Webmasters complain about their rankings, whenever they notice unexpected changes. It’s completely understandable from a human nature standpoint. Who the hell wants to lose something they perceive they’ve had to work hard to achieve? So when you sense your rankings slipping, you tend to get emotional. This is not the time to let those emotions gain control of your good sense.
Make sure search engine spiders can crawl your pages before pressing the panic button
Before you panic about Google penalties or any such thing, check your website’s crawlability. If the spiders can crawl, and are crawling your content pages with no impediment, you are still in the game. If you find obvious template or webmaster errors, fix them. Get the spiders back in, and your troubles should disappear.

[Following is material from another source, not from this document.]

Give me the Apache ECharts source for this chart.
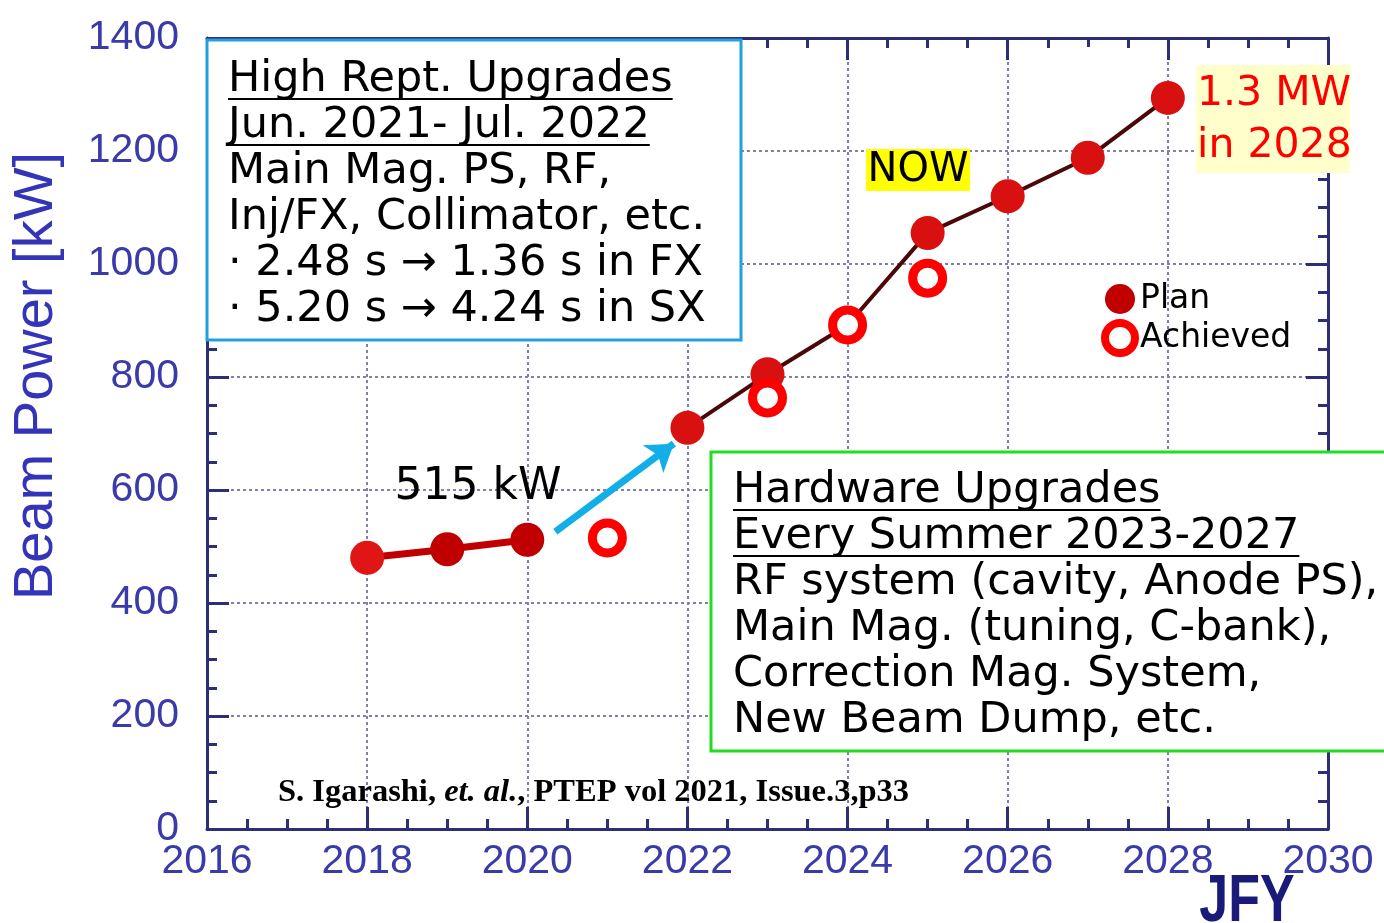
<!DOCTYPE html>
<html>
<head>
<meta charset="utf-8">
<script src="https://cdn.jsdelivr.net/npm/echarts@6/dist/echarts.min.js"></script>
<style>
  html, body { margin:0; padding:0; background:#fff; }
  #chart { width:1384px; height:923px; }
</style>
</head>
<body>
<div id="chart"></div>
<script>
// ====== J-PARC MR beam power plan ======

// ---- data ----
const planYearsA    = [2018, 2019, 2020];
const planPowerA    = [480, 495, 512];
const planYearsB    = [2022, 2023, 2024, 2025, 2026, 2027, 2028];
const planPowerB    = [710, 805, 892, 1055, 1120, 1188, 1294];
const achievedYears = [2021, 2023, 2024, 2025];
const achievedPower = [515, 763, 892, 975];
const arrowFrom     = [2020.35, 526];
const arrowTo       = [2021.83, 682];

const box1Lines = ['High Rept. Upgrades', 'Jun. 2021- Jul. 2022', 'Main Mag. PS, RF,',
                   'Inj/FX, Collimator, etc.', '· 2.48 s → 1.36 s in FX', '· 5.20 s → 4.24 s in SX'];
const box2Lines = ['Hardware Upgrades', 'Every Summer 2023-2027', 'RF system (cavity, Anode PS),',
                   'Main Mag. (tuning, C-bank),', 'Correction Mag. System,', 'New Beam Dump, etc.'];

const AXIS_C = '#2e2e78';
const LABEL_C = '#3a3aa8';
const BOX_FAMILY = '"DejaVu Sans", "Noto Sans", sans-serif';
const BOX_SIZE = 43;

// ---- 量測文字寬度 (for underline) ----
const _ctx = document.createElement('canvas').getContext('2d');
function textW(str, size, family){
  _ctx.font = `${size}px ${family}`;
  return _ctx.measureText(str).width;
}

function zip(xs, ys){ return xs.map((x, i) => [x, ys[i]]); }

// ---- text box builder ----
function textBox(x, y, w, h, stroke, lines, tx, ty0, dy, underlined){
  const els = [{
    type:'rect', z:100,
    shape:{ x, y, width:w, height:h },
    style:{ fill:'#fff', stroke, lineWidth:3 }
  }];
  lines.forEach((ln, i) => {
    const cy = ty0 + i*dy;
    els.push({
      type:'text', z:101, x:tx, y:cy,
      style:{ text:ln, font:`${BOX_SIZE}px ${BOX_FAMILY}`, fill:'#000', textVerticalAlign:'middle' }
    });
    if(i < underlined){
      const w2 = textW(ln, BOX_SIZE, BOX_FAMILY);
      els.push({
        type:'line', z:101,
        shape:{ x1:tx, y1:cy+19, x2:tx+w2, y2:cy+19 },
        style:{ stroke:'#000', lineWidth:2 }
      });
    }
  });
  return els;
}

const chart = echarts.init(document.getElementById('chart'));

const planDataA = zip(planYearsA, planPowerA).map((p, i) =>
  i === 0 ? { value:p, itemStyle:{ color:'#e01515' } } : { value:p });

const graphics = [].concat(
  // white patch near top right
  [{ type:'rect', z:1, shape:{ x:1050, y:47, width:70, height:95 }, style:{ fill:'#fff' } }],
  textBox(207, 40, 534, 300, '#22a0dc', box1Lines, 228, 80, 46, 2),
  textBox(711, 452, 690, 299, '#22dd22', box2Lines, 733, 491, 46, 2),
  [
    { type:'rect', z:100, shape:{ x:866, y:149, width:104, height:42 }, style:{ fill:'#ffff00' } },
    { type:'text', z:101, x:918, y:171,
      style:{ text:'NOW', font:`40px ${BOX_FAMILY}`, fill:'#000', textAlign:'center', textVerticalAlign:'middle' } },
    { type:'rect', z:100, shape:{ x:1196, y:65, width:154, height:108 }, style:{ fill:'#ffffcc' } },
    { type:'text', z:101, x:1197, y:94,
      style:{ text:'1.3 MW', font:`41px ${BOX_FAMILY}`, fill:'#ff0000', textVerticalAlign:'middle' } },
    { type:'text', z:101, x:1197, y:146,
      style:{ text:'in 2028', font:`41px ${BOX_FAMILY}`, fill:'#ff0000', textVerticalAlign:'middle' } },
    { type:'text', z:50, x:478, y:488,
      style:{ text:'515 kW', font:`44px ${BOX_FAMILY}`, fill:'#000', textAlign:'center', textVerticalAlign:'middle' } },
    { type:'text', z:50, x:278, y:793,
      style:{
        text:'{b|S. Igarashi, }{i|et. al.}{b|, PTEP vol 2021, Issue.3,p33}',
        textVerticalAlign:'middle',
        rich:{
          b:{ font:'bold 32.5px "Liberation Serif", serif', fill:'#000' },
          i:{ font:'italic bold 32.5px "Liberation Serif", serif', fill:'#000' }
        }
      } },
    { type:'text', z:50, x:37, y:376, rotation:Math.PI/2,
      style:{ text:'Beam Power [kW]', font:'56px "Liberation Sans", Arial, sans-serif', fill:'#3434b8',
              textAlign:'center', textVerticalAlign:'middle' } },
    { type:'text', z:50, x:1247, y:902, scaleY:1.3,
      style:{ text:'JFY', font:'bold 52px "Liberation Sans", Arial, sans-serif', fill:'#1a1a78',
              textAlign:'center', textVerticalAlign:'middle' } }
  ]
);

const axisCommon = {
  type:'value',
  axisLine:{ show:true, onZero:false, lineStyle:{ color:AXIS_C, width:3 } },
  axisTick:{ show:true, inside:true, length:22, lineStyle:{ color:AXIS_C, width:3 } },
  minorTick:{ show:true, splitNumber:4, length:10, lineStyle:{ color:AXIS_C, width:3 } },
  minorSplitLine:{ show:false }
};

chart.setOption({
  backgroundColor:'#fff',
  animation:false,
  grid:{ left:207, right:56, top:38, bottom:94 },
  legend:{
    orient:'vertical', left:1101, top:281, itemGap:2, padding:0,
    itemWidth:30, itemHeight:30, selectedMode:false,
    textStyle:{ fontSize:33, lineHeight:36, color:'#000', fontFamily:BOX_FAMILY },
    data:[
      { name:'Plan', icon:'circle', itemStyle:{ color:'#c00000', borderWidth:0, opacity:1 } },
      { name:'Achieved', icon:'circle', itemStyle:{ color:'#fff', borderColor:'#ff0000', borderWidth:8, opacity:1 } }
    ]
  },
  xAxis:[
    Object.assign({}, axisCommon, {
      min:2016, max:2030, interval:2, position:'bottom',
      axisLabel:{ margin:12, fontSize:41, color:LABEL_C, fontFamily:'"Liberation Sans", Arial, sans-serif',
                  formatter:v => String(v) },
      splitLine:{ show:true, lineStyle:{ type:[3,3], color:'#8080a8', width:2 } }
    }),
    Object.assign({}, axisCommon, {
      min:2016, max:2030, interval:2, position:'top',
      axisLabel:{ show:false }, splitLine:{ show:false }
    })
  ],
  yAxis:[
    Object.assign({}, axisCommon, {
      min:0, max:1400, interval:200, position:'left',
      axisLabel:{ margin:28, fontSize:41, color:LABEL_C, fontFamily:'"Liberation Sans", Arial, sans-serif',
                  padding:[0,0,12,0], formatter:v => String(v) },
      splitLine:{ show:true, lineStyle:{ type:[3,3], color:'#8080a8', width:2 } }
    }),
    Object.assign({}, axisCommon, {
      min:0, max:1400, interval:200, position:'right',
      axisLabel:{ show:false }, splitLine:{ show:false }
    })
  ],
  series:[
    {
      name:'Plan', type:'line', z:3,
      data:planDataA,
      symbol:'circle', symbolSize:34,
      lineStyle:{ color:'#c00000', width:7 },
      itemStyle:{ color:'#c00000' }
    },
    {
      name:'Plan', type:'line', z:3,
      data:zip(planYearsB, planPowerB),
      symbol:'circle', symbolSize:34,
      lineStyle:{ color:'#4a0808', width:4 },
      itemStyle:{ color:'#d91010' }
    },
    {
      name:'Achieved', type:'scatter', z:4,
      data:zip(achievedYears, achievedPower),
      symbol:'circle', symbolSize:30,
      itemStyle:{ color:'#fff', borderColor:'#ff0000', borderWidth:9, opacity:1 }
    },
    {
      type:'lines', coordinateSystem:'cartesian2d', z:5,
      symbol:['none','arrow'], symbolSize:26,
      lineStyle:{ color:'#12aee8', width:7, opacity:1 },
      data:[{ coords:[arrowFrom, arrowTo] }]
    }
  ],
  graphic:graphics
});
</script>
</body>
</html>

If crawlability is perfect, check your outgoing links and on-page optimization, including your meta tags. Double check all of the obvious areas that could cause problems. Remain calm and don’t attempt to postulate a theory when you have so little information. If you still see you have no problems, then consider off-page factors like linkage. If you suspect everything is clean, you need to just exercise patience and continue on with your daily work.
After watching Google relatively closely for the last five years, it’s safe for me to say that sometimes Google doesn’t work exactly as expected. There are definite periods when their index seems to glitch as it relates to my pages. It’s frustrating to watch, but over time the troubles seem to evaporate. Remaining calm really seems to help the situation.
If you enjoyed this post, subscribe to the Sootle RSS feed!.


2 Responses to “In SEO, Crawlability Still Trumps Most Other Issues”
Google suggests checking your site with a text-only browser such as linx as this displays sites in a similar way to the way spiders see them.
- John
By John on Mar 17, 2008
John, good point.
That’s a quick way to see if anything has gone wrong.